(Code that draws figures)

- - - -

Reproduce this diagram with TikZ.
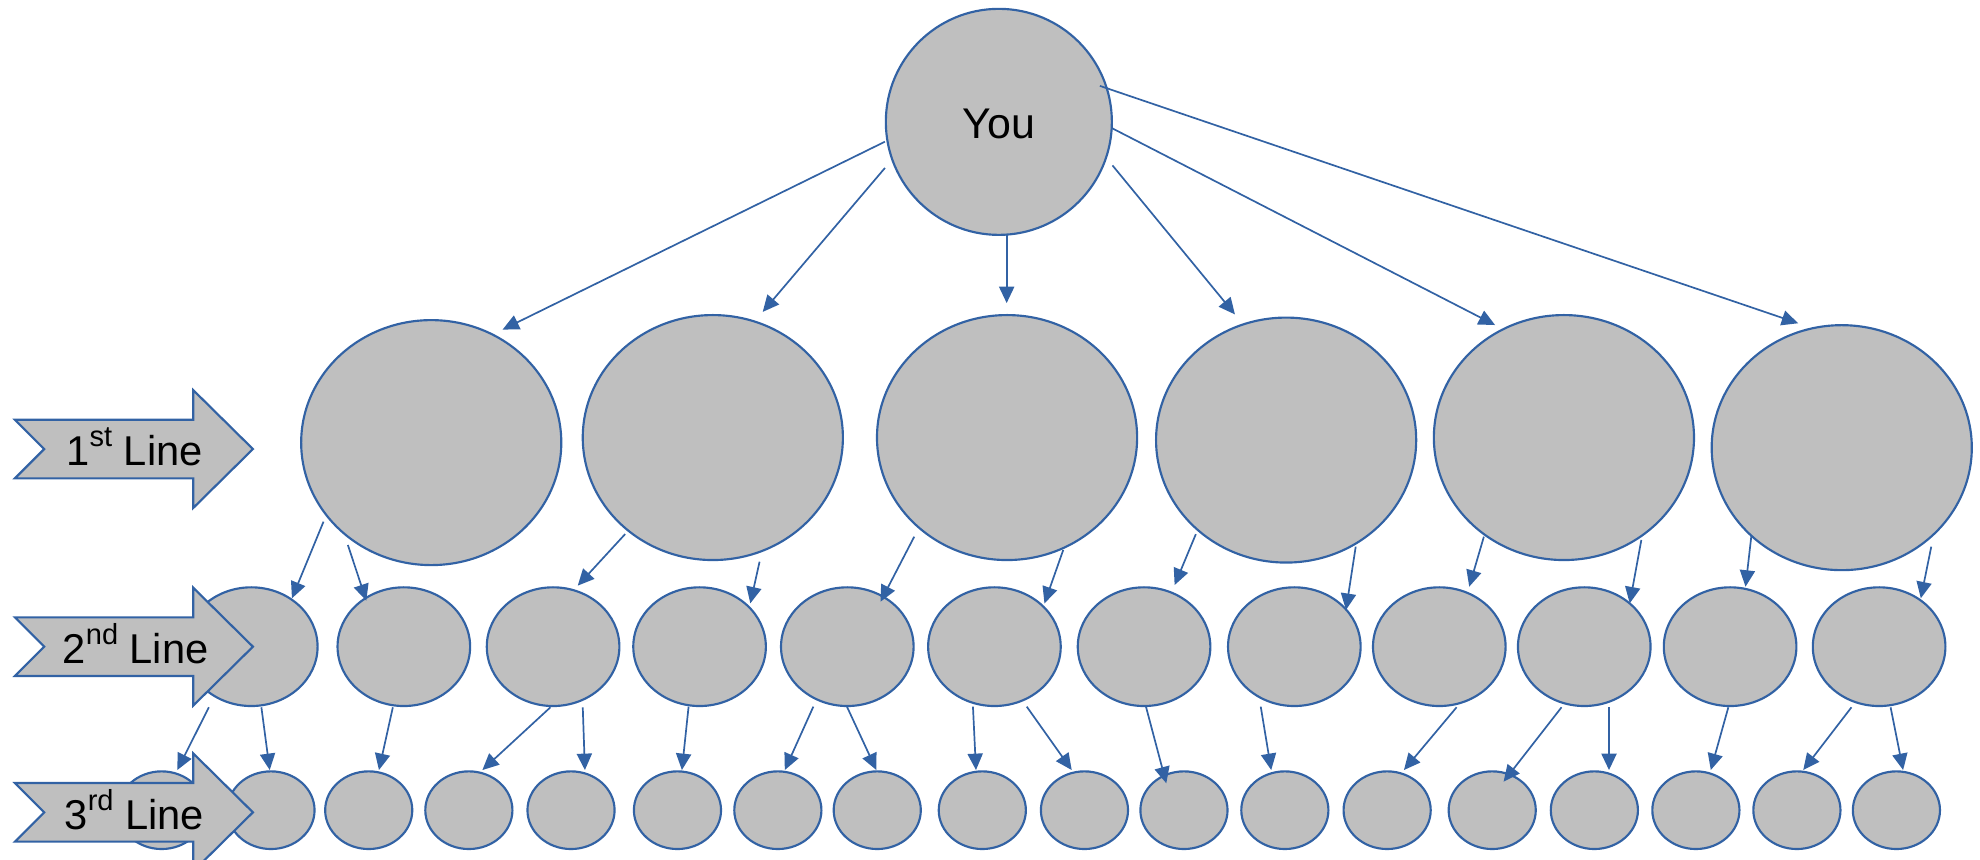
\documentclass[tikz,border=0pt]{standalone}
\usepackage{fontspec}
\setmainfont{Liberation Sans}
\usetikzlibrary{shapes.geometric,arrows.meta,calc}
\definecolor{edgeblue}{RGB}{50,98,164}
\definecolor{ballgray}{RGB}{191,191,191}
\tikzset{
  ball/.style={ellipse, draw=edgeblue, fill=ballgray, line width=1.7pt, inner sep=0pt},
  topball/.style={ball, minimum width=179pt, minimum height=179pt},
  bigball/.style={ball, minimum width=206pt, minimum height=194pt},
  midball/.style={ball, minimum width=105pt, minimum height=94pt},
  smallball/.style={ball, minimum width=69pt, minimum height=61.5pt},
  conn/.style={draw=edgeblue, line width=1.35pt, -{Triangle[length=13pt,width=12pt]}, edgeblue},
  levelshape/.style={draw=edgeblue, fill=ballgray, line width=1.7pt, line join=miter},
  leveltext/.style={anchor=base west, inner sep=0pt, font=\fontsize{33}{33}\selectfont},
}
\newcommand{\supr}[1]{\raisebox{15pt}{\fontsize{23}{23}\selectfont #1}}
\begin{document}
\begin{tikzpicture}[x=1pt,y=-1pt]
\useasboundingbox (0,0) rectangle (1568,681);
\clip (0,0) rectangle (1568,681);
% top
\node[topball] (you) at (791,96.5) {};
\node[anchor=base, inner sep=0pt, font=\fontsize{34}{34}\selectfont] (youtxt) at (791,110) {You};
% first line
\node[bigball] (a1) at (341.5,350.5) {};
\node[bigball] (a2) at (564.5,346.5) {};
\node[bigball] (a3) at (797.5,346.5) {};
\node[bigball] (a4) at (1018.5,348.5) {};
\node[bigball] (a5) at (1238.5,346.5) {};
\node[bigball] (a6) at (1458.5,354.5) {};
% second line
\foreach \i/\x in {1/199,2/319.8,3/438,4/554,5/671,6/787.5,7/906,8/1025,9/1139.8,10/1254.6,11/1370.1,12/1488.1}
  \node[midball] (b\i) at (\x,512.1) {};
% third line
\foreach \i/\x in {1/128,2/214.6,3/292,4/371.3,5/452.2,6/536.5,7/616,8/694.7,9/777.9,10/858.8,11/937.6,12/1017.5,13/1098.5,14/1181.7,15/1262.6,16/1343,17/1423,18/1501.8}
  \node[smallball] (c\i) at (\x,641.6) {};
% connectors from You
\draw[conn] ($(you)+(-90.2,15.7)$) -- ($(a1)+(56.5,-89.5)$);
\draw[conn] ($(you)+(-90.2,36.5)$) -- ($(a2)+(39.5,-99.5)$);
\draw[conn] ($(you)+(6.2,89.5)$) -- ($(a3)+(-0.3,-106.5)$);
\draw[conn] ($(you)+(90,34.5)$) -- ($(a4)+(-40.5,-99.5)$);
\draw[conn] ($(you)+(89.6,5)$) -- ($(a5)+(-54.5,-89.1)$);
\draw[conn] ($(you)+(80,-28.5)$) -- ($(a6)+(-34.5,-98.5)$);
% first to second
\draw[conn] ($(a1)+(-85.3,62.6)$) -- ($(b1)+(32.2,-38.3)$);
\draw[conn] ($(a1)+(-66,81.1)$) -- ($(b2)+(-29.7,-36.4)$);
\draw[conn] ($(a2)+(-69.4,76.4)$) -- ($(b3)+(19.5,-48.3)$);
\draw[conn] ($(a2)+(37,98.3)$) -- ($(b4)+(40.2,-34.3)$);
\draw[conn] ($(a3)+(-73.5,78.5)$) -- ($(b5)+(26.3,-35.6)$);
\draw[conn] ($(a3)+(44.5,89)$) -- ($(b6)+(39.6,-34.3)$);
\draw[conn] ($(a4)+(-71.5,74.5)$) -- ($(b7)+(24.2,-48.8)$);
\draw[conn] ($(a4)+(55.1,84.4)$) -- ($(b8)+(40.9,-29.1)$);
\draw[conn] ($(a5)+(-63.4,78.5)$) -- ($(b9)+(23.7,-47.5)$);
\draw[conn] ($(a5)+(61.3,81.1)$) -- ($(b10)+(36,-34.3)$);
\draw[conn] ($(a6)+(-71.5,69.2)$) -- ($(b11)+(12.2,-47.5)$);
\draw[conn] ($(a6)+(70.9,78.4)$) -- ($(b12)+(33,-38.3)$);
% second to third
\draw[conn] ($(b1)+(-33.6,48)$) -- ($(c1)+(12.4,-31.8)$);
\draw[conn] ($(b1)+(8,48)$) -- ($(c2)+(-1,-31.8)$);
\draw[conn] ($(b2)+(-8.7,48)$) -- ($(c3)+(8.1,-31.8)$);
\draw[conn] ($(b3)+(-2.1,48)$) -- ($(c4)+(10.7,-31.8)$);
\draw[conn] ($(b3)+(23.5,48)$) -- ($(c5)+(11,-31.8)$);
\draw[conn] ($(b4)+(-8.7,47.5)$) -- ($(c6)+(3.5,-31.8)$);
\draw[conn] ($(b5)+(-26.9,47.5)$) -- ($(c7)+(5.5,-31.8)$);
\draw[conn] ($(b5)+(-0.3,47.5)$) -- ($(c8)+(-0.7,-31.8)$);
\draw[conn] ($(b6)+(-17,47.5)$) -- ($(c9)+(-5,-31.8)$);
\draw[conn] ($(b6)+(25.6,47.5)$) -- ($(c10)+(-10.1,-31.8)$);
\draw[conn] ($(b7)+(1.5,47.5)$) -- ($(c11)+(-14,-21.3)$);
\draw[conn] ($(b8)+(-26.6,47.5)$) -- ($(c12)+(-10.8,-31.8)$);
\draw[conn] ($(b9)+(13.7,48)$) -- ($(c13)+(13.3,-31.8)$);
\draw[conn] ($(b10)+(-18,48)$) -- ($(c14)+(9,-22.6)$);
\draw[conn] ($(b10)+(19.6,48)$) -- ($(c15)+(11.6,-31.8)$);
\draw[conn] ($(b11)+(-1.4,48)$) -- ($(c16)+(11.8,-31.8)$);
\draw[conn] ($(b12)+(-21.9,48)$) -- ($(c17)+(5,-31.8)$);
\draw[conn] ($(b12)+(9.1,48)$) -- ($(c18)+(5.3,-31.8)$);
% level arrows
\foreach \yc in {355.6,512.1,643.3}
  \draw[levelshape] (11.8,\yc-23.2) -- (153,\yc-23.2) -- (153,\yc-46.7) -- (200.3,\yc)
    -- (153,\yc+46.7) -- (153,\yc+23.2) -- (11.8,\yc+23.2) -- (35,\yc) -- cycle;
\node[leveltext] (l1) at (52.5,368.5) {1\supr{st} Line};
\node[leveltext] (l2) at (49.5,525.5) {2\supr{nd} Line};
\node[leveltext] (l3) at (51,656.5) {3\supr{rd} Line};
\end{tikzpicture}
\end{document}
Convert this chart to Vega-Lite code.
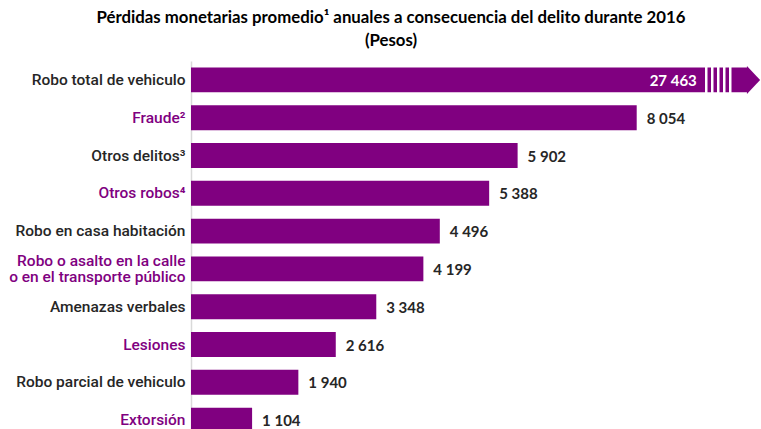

- - - -

## DIRECTIONS FOR THIS TASK
All entries must be written out again exactly as given, with no pictures in the copy.

## THE REPLY
Reproduce this diagram with TikZ.
\documentclass[tikz,border=0pt]{standalone}
\usepackage{fontspec}
\setmainfont{Liberation Sans}
\usetikzlibrary{shapes.geometric,arrows.meta,calc}
\definecolor{edgeblue}{RGB}{50,98,164}
\definecolor{ballgray}{RGB}{191,191,191}
\tikzset{
  ball/.style={ellipse, draw=edgeblue, fill=ballgray, line width=1.7pt, inner sep=0pt},
  topball/.style={ball, minimum width=179pt, minimum height=179pt},
  bigball/.style={ball, minimum width=206pt, minimum height=194pt},
  midball/.style={ball, minimum width=105pt, minimum height=94pt},
  smallball/.style={ball, minimum width=69pt, minimum height=61.5pt},
  conn/.style={draw=edgeblue, line width=1.35pt, -{Triangle[length=13pt,width=12pt]}, edgeblue},
  levelshape/.style={draw=edgeblue, fill=ballgray, line width=1.7pt, line join=miter},
  leveltext/.style={anchor=base west, inner sep=0pt, font=\fontsize{33}{33}\selectfont},
}
\newcommand{\supr}[1]{\raisebox{15pt}{\fontsize{23}{23}\selectfont #1}}
\begin{document}
\begin{tikzpicture}[x=1pt,y=-1pt]
\useasboundingbox (0,0) rectangle (1568,681);
\clip (0,0) rectangle (1568,681);
% top
\node[topball] (you) at (791,96.5) {};
\node[anchor=base, inner sep=0pt, font=\fontsize{34}{34}\selectfont] (youtxt) at (791,110) {You};
% first line
\node[bigball] (a1) at (341.5,350.5) {};
\node[bigball] (a2) at (564.5,346.5) {};
\node[bigball] (a3) at (797.5,346.5) {};
\node[bigball] (a4) at (1018.5,348.5) {};
\node[bigball] (a5) at (1238.5,346.5) {};
\node[bigball] (a6) at (1458.5,354.5) {};
% second line
\foreach \i/\x in {1/199,2/319.8,3/438,4/554,5/671,6/787.5,7/906,8/1025,9/1139.8,10/1254.6,11/1370.1,12/1488.1}
  \node[midball] (b\i) at (\x,512.1) {};
% third line
\foreach \i/\x in {1/128,2/214.6,3/292,4/371.3,5/452.2,6/536.5,7/616,8/694.7,9/777.9,10/858.8,11/937.6,12/1017.5,13/1098.5,14/1181.7,15/1262.6,16/1343,17/1423,18/1501.8}
  \node[smallball] (c\i) at (\x,641.6) {};
% connectors from You
\draw[conn] ($(you)+(-90.2,15.7)$) -- ($(a1)+(56.5,-89.5)$);
\draw[conn] ($(you)+(-90.2,36.5)$) -- ($(a2)+(39.5,-99.5)$);
\draw[conn] ($(you)+(6.2,89.5)$) -- ($(a3)+(-0.3,-106.5)$);
\draw[conn] ($(you)+(90,34.5)$) -- ($(a4)+(-40.5,-99.5)$);
\draw[conn] ($(you)+(89.6,5)$) -- ($(a5)+(-54.5,-89.1)$);
\draw[conn] ($(you)+(80,-28.5)$) -- ($(a6)+(-34.5,-98.5)$);
% first to second
\draw[conn] ($(a1)+(-85.3,62.6)$) -- ($(b1)+(32.2,-38.3)$);
\draw[conn] ($(a1)+(-66,81.1)$) -- ($(b2)+(-29.7,-36.4)$);
\draw[conn] ($(a2)+(-69.4,76.4)$) -- ($(b3)+(19.5,-48.3)$);
\draw[conn] ($(a2)+(37,98.3)$) -- ($(b4)+(40.2,-34.3)$);
\draw[conn] ($(a3)+(-73.5,78.5)$) -- ($(b5)+(26.3,-35.6)$);
\draw[conn] ($(a3)+(44.5,89)$) -- ($(b6)+(39.6,-34.3)$);
\draw[conn] ($(a4)+(-71.5,74.5)$) -- ($(b7)+(24.2,-48.8)$);
\draw[conn] ($(a4)+(55.1,84.4)$) -- ($(b8)+(40.9,-29.1)$);
\draw[conn] ($(a5)+(-63.4,78.5)$) -- ($(b9)+(23.7,-47.5)$);
\draw[conn] ($(a5)+(61.3,81.1)$) -- ($(b10)+(36,-34.3)$);
\draw[conn] ($(a6)+(-71.5,69.2)$) -- ($(b11)+(12.2,-47.5)$);
\draw[conn] ($(a6)+(70.9,78.4)$) -- ($(b12)+(33,-38.3)$);
% second to third
\draw[conn] ($(b1)+(-33.6,48)$) -- ($(c1)+(12.4,-31.8)$);
\draw[conn] ($(b1)+(8,48)$) -- ($(c2)+(-1,-31.8)$);
\draw[conn] ($(b2)+(-8.7,48)$) -- ($(c3)+(8.1,-31.8)$);
\draw[conn] ($(b3)+(-2.1,48)$) -- ($(c4)+(10.7,-31.8)$);
\draw[conn] ($(b3)+(23.5,48)$) -- ($(c5)+(11,-31.8)$);
\draw[conn] ($(b4)+(-8.7,47.5)$) -- ($(c6)+(3.5,-31.8)$);
\draw[conn] ($(b5)+(-26.9,47.5)$) -- ($(c7)+(5.5,-31.8)$);
\draw[conn] ($(b5)+(-0.3,47.5)$) -- ($(c8)+(-0.7,-31.8)$);
\draw[conn] ($(b6)+(-17,47.5)$) -- ($(c9)+(-5,-31.8)$);
\draw[conn] ($(b6)+(25.6,47.5)$) -- ($(c10)+(-10.1,-31.8)$);
\draw[conn] ($(b7)+(1.5,47.5)$) -- ($(c11)+(-14,-21.3)$);
\draw[conn] ($(b8)+(-26.6,47.5)$) -- ($(c12)+(-10.8,-31.8)$);
\draw[conn] ($(b9)+(13.7,48)$) -- ($(c13)+(13.3,-31.8)$);
\draw[conn] ($(b10)+(-18,48)$) -- ($(c14)+(9,-22.6)$);
\draw[conn] ($(b10)+(19.6,48)$) -- ($(c15)+(11.6,-31.8)$);
\draw[conn] ($(b11)+(-1.4,48)$) -- ($(c16)+(11.8,-31.8)$);
\draw[conn] ($(b12)+(-21.9,48)$) -- ($(c17)+(5,-31.8)$);
\draw[conn] ($(b12)+(9.1,48)$) -- ($(c18)+(5.3,-31.8)$);
% level arrows
\foreach \yc in {355.6,512.1,643.3}
  \draw[levelshape] (11.8,\yc-23.2) -- (153,\yc-23.2) -- (153,\yc-46.7) -- (200.3,\yc)
    -- (153,\yc+46.7) -- (153,\yc+23.2) -- (11.8,\yc+23.2) -- (35,\yc) -- cycle;
\node[leveltext] (l1) at (52.5,368.5) {1\supr{st} Line};
\node[leveltext] (l2) at (49.5,525.5) {2\supr{nd} Line};
\node[leveltext] (l3) at (51,656.5) {3\supr{rd} Line};
\end{tikzpicture}
\end{document}
Convert this chart to Vega-Lite code.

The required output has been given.